2. (tie) “Trip Like I Do” - Crystal Method.

PROS: hip; energetic; vaguely nymphomaniac female voice lends sex and this film WILL BE SEXY. “I want you to trip like I do,” is a lyric that lends synergy to the sequence - LEVELS.
CONS: San Salvador International Airport not really a “rave-like” location; felt strange to be staring at myself in the mirror with a dude repeating, “The Christian…”; this film should be agnostic; I may be, in fact, too “techno-looking” for this piece of music.

1. “Force Marker” (from the film HEAT) - Brian Eno.

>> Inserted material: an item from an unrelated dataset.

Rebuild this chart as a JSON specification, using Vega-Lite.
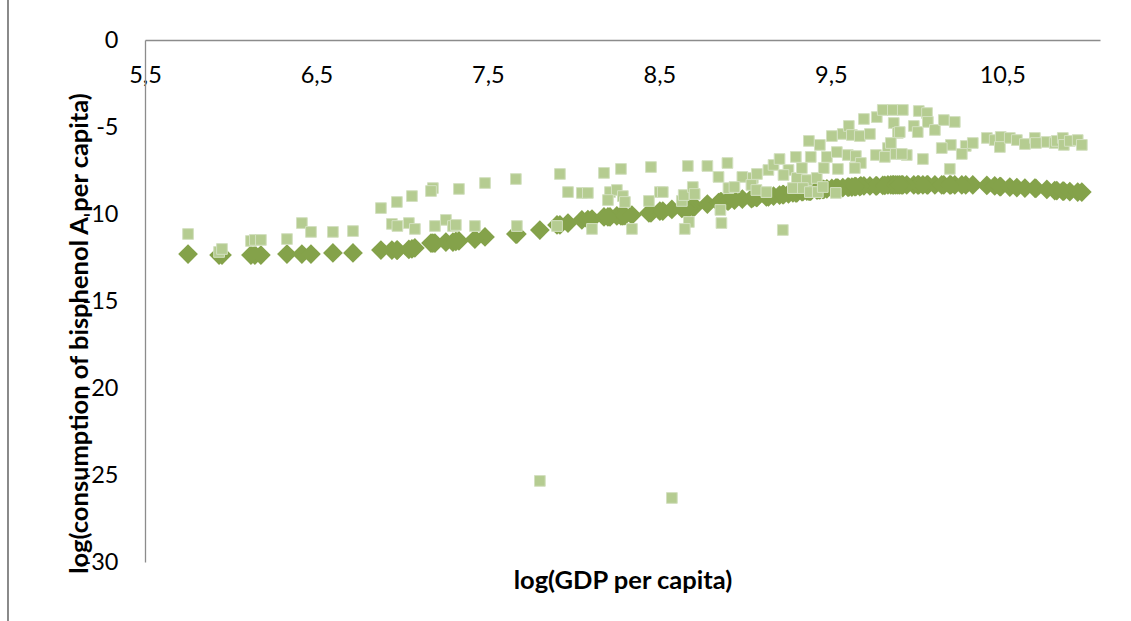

PROS: perfect “stride through crowd” piece of music; energetic; guaranteed to get audience involved for Act Two. 
CONS: makes me want to rob the nearest bank wearing a suit and then conduct a  firefight on Figueroa Av. - COST PROHIBITIVE. Table until foreign financing secured.

03 APRIL 2015:
ROGUE TRIP PLAYLETTE - "RE-ENTY"
INT. SAN ANTONIO INTERNATIONAL AIRPORT - INTERNATIONAL ARRIVALS - AFTERNOON
(Motioned from the head of the line, BILL approaches the CUSTOM AGENT, sitting behind his kiosk. Bill hands over his passport and his United States Customs Declaration Form.)
BILL: How’re you doing?
AGENT: Good, good. How’re you?
BILL: I am fine.
(The agent looks at Bill’s passport, then runs it through the scanner.)
AGENT: What brought you to Mexico? Business or pleasure?
BILL: Pleasure. Actually the end of traveling-
AGENT: Uh-huh.
(The agent thumbs through Bill’s passport.)
AGENT: You know, if you travel this much, you should look into our Global Entry Program.
(He searches and finds a business card and hands it to Bill.)
AGENT: It’s really useful for people who travel a lot. You can just go to one of the automatic kiosks and process yourself right through. You should think about it.
BILL: Yeah, thanks a lot. I’ve been traveling for nine straight months, though. I don’t think I’m gonna be traveling much more in the near future. It was amazing but I'm probably gonna take a break for a little bit.
(Pause.)
AGENT: You should really look into it; it’s a great program.
BILL: Cool. I’ll look into it.
(Pause.)
BILL: Oh, is that it?
AGENT: Yup. Take care.
(Bill walks away from the kiosk, and back into the United States of America.)